Liberal Americans like to think of Donald Trump as an aberration and believe that his idea of building a great wall along the US-Mexico border to prevent immigrants from entering the country goes against American values. After all, as Hillary Clinton says, “We are a nation of immigrants.” In certain ways, in terms of the grim history of this country, they couldn’t be more wrong.
Donald Trump may differ from other contemporary politicians in so openly stating his antipathy to immigrants of a certain sort. (He’s actually urged the opening of the country to more European immigrants.) Democrats like Barack Obama and Bill and Hillary Clinton sound so much less hateful and so much more tolerant. But the policies Trump is advocating, including that well-publicized wall and mass deportations, are really nothing new. They are the very policies initiated by Bill Clinton in the 1990s and—from border militarization to mass deportations—enthusiastically promoted by Barack Obama. The president is, in fact, responsible for raising such deportations to levels previously unknown in American history.
And were you to take a long look back into that very history, you would find that Trump’s open appeal to white fears of a future non-white majority, and his support of immigration policies aimed at racial whitening, are really nothing new either. The policies he’s promoting are, in an eerie way, a logical continuation of centuries of policymaking that sought to create a country of white people.
The first step in that process was to deport the indigenous population starting in the 1600s. Later, deportation policies started to focus on Mexicans—seen by many whites as practically indistinguishable from Indians. Except, white settlers found, Mexicans were more willing to work as wage laborers. Since the middle of the nineteenth century, Mexicans have been treated as disposable workers. As Europeans were invited to immigrate here permanently and become citizens, Mexican workers were invited into the country to work—but not to become citizens.

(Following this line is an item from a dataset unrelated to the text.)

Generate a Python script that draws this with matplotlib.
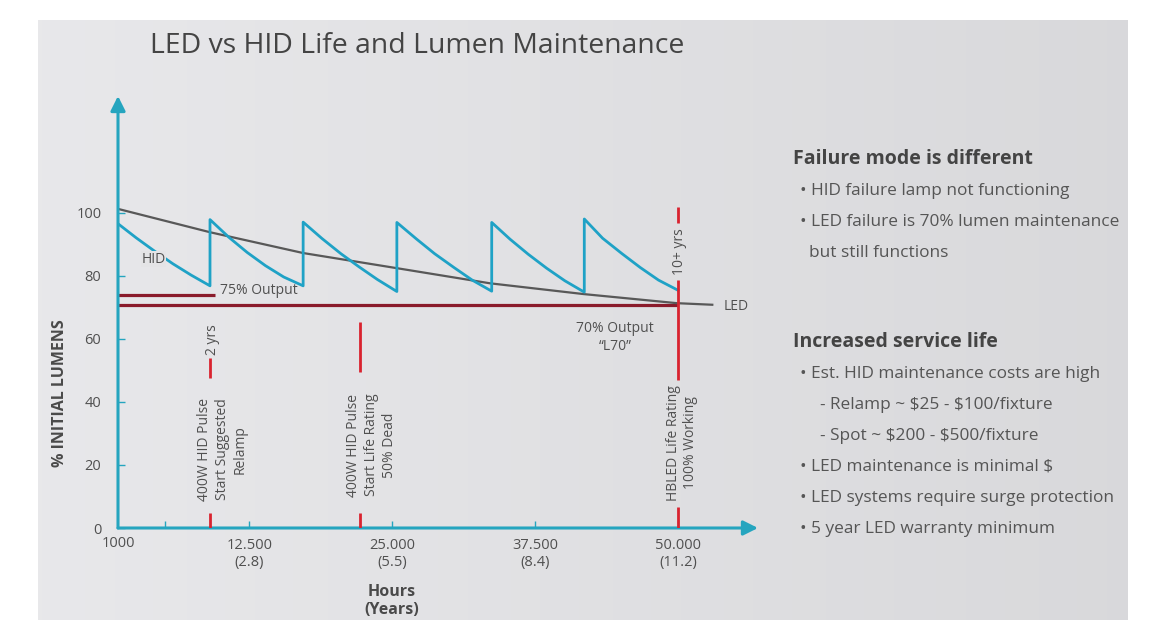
import numpy as np
import matplotlib.pyplot as plt

plt.rcParams['font.family'] = ['Open Sans', 'DejaVu Sans']

# HID sawtooth (hours, % initial lumens), one row per relamp cycle
hid_hours = [1000, 2600, 4200, 5800, 7400, 9050,
             9050, 10700, 12300, 13900, 15500, 17200,
             17200, 18850, 20500, 22100, 23700, 25400,
             25400, 27100, 28700, 30400, 32000, 33700,
             33700, 35300, 36900, 38500, 40100, 41800,
             41800, 43400, 45100, 46700, 48300, 50000]
hid_vals = [96.5, 92.0, 87.8, 83.8, 80.2, 76.8,
            97.8, 92.2, 87.4, 83.2, 79.6, 76.8,
            97.0, 91.8, 87.0, 82.8, 78.8, 75.0,
            96.9, 91.7, 87.0, 82.6, 78.6, 75.1,
            96.9, 91.6, 86.8, 82.4, 78.4, 74.8,
            98.0, 91.9, 87.0, 82.6, 78.6, 75.4]

led_hours = [1000, 9050, 17200, 25400, 33550, 41700, 49900, 53000]
led_vals = [101.2, 93.8, 87.2, 82.4, 77.6, 74.2, 71.3, 70.8]

out75_level, out75_end = 73.8, 9500
l70_level, l70_end = 70.6, 50000

# red marker lines: hour position and visible segments
marker_hours = [9050, 22200, 50000]
marker_segments = [[(0, 4.7), (47.5, 53.8)],
                   [(0, 4.7), (49.4, 65.3)],
                   [(0, 6.6), (46.9, 78.6), (96.7, 101.7)]]

xtick_pos = [5100, 12500, 25000, 37500, 50000]
xtick_lab = ['', '12.500\n(2.8)', '25.000\n(5.5)', '37.500\n(8.4)', '50.000\n(11.2)']
ytick_pos = [0, 20, 40, 60, 80, 100]

teal = '#25a5bf'
hid_col = '#1fa2c6'
dark_red = '#8a1b2b'
red = '#d9232f'
txt = '#505050'

fig = plt.figure(figsize=(11.59, 6.26), dpi=100)

# grey panel behind everything
bg = fig.add_axes([38/1159, 6/626, 1090/1159, 600/626], zorder=-5)
grad = np.linspace(0, 1, 256)[None, :]
cols = np.array([0.91, 0.91, 0.92])[None, None, :] * (1 - grad[..., None]) + \
       np.array([0.85, 0.85, 0.86])[None, None, :] * grad[..., None]
bg.imshow(cols, aspect='auto', extent=[0, 1, 0, 1])
bg.axis('off')

ax = fig.add_axes([118/1159, 98/626, 640/1159, 432/626])
ax.patch.set_alpha(0)
ax.set_xlim(1000, 57000)
ax.set_ylim(0, 137)
for s in ax.spines.values():
    s.set_visible(False)

ax.annotate('', xy=(1, 0), xytext=(0, 0), xycoords='axes fraction',
            arrowprops=dict(arrowstyle='-|>', color=teal, lw=2.2, mutation_scale=22, shrinkA=0, shrinkB=0))
ax.annotate('', xy=(0, 1), xytext=(0, 0), xycoords='axes fraction',
            arrowprops=dict(arrowstyle='-|>', color=teal, lw=2.2, mutation_scale=22, shrinkA=0, shrinkB=0))

ax.set_xticks(xtick_pos)
ax.set_xticklabels(xtick_lab)
ax.set_yticks(ytick_pos)
ax.set_yticklabels([str(v) for v in ytick_pos])
ax.tick_params(direction='in', length=5, width=1, color=teal, labelcolor=txt, labelsize=10.5, pad=7)
ax.tick_params(axis='y', pad=12)
ax.text(1000, -2.5, '1000', ha='center', va='top', fontsize=10.5, color=txt)

# lines
ax.plot([1000, out75_end], [out75_level]*2, color=dark_red, lw=2.3, solid_capstyle='butt')
ax.plot([1000, l70_end], [l70_level]*2, color=dark_red, lw=2.3, solid_capstyle='butt')
ax.plot(led_hours, led_vals, color='#585858', lw=1.6)
ax.plot(hid_hours, hid_vals, color=hid_col, lw=2)

for h, segs in zip(marker_hours, marker_segments):
    for y0, y1 in segs:
        ax.plot([h, h], [y0, y1], color=red, lw=2, solid_capstyle='butt', zorder=4)

# annotations
ax.text(4100, 85.3, 'HID', fontsize=10, color=txt, ha='center', va='center',
        bbox=dict(boxstyle='square,pad=0.05', fc='#e4e4e6', ec='none'))
ax.text(9900, 75.3, '75% Output', fontsize=10, color=txt, ha='left', va='center')
ax.text(54000, 70.4, 'LED', fontsize=10, color=txt, ha='left', va='center')
ax.text(44500, 60.5, '70% Output\n\u201cL70\u201d', fontsize=10, color=txt, ha='center', va='center',
        linespacing=1.3)
ax.text(9300, 59.6, '2 yrs', rotation=90, fontsize=10, color=txt, ha='center', va='center')
ax.text(50100, 87.5, '10+ yrs', rotation=90, fontsize=10, color=txt, ha='center', va='center')
ax.text(10100, 25, '400W HID Pulse\nStart Suggested\nRelamp', rotation=90, fontsize=10,
        color=txt, ha='center', va='center', multialignment='center', linespacing=1.25)
ax.text(23200, 26.3, '400W HID Pulse\nStart Life Rating\n50% Dead', rotation=90, fontsize=10,
        color=txt, ha='center', va='center', multialignment='center', linespacing=1.25)
ax.text(50350, 27, 'HBLED Life Rating\n100% Working', rotation=90, fontsize=10,
        color=txt, ha='center', va='center', multialignment='center', linespacing=1.25)

fig.text(60/1159, 1 - 393/626, '% INITIAL LUMENS', rotation=90, fontsize=11.5, fontweight='bold',
         color='#4a4a4a', ha='center', va='center')
fig.text(392/1159, 1 - 601/626, 'Hours\n(Years)', fontsize=11.5, fontweight='bold', color='#4a4a4a',
         ha='center', va='center', linespacing=1.25)
fig.text(150/1159, 1 - 46/626, 'LED vs HID Life and Lumen Maintenance', fontsize=20.4,
         color='#444444', ha='left', va='center')

# side notes
right = [(793, 159, 'Failure mode is different', True),
         (800, 191, '\u2022 HID failure lamp not functioning', False),
         (800, 222, '\u2022 LED failure is 70% lumen maintenance', False),
         (809, 253, 'but still functions', False),
         (793, 342, 'Increased service life', True),
         (800, 374, '\u2022 Est. HID maintenance costs are high', False),
         (820, 405, '- Relamp ~ \\$25 - \\$100/fixture', False),
         (820, 436, '- Spot ~ \\$200 - \\$500/fixture', False),
         (800, 467, '\u2022 LED maintenance is minimal \\$', False),
         (800, 498, '\u2022 LED systems require surge protection', False),
         (800, 529, '\u2022 5 year LED warranty minimum', False)]
for x, y, s, b in right:
    fig.text(x/1159, 1 - y/626, s, fontsize=14 if b else 12.4,
             fontweight='bold' if b else 'normal', color='#444444' if b else '#555555',
             ha='left', va='center')

fig.savefig('out.png', dpi=100)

The particular legal rationales have changed over time, but the system has been surprisingly durable. Prior to the 1960s, deportation was based openly on discrimination against Mexicans on the basis of their supposed race or nationality. It was only with the civil rights advances of the 1960s that such discrimination became untenable—and new immigration restrictions created a fresh legal rationale for treating Mexican workers as deportable. Having redefined them as “illegal” or “undocumented,” nativists could now clamor for deportation without seeming openly racist.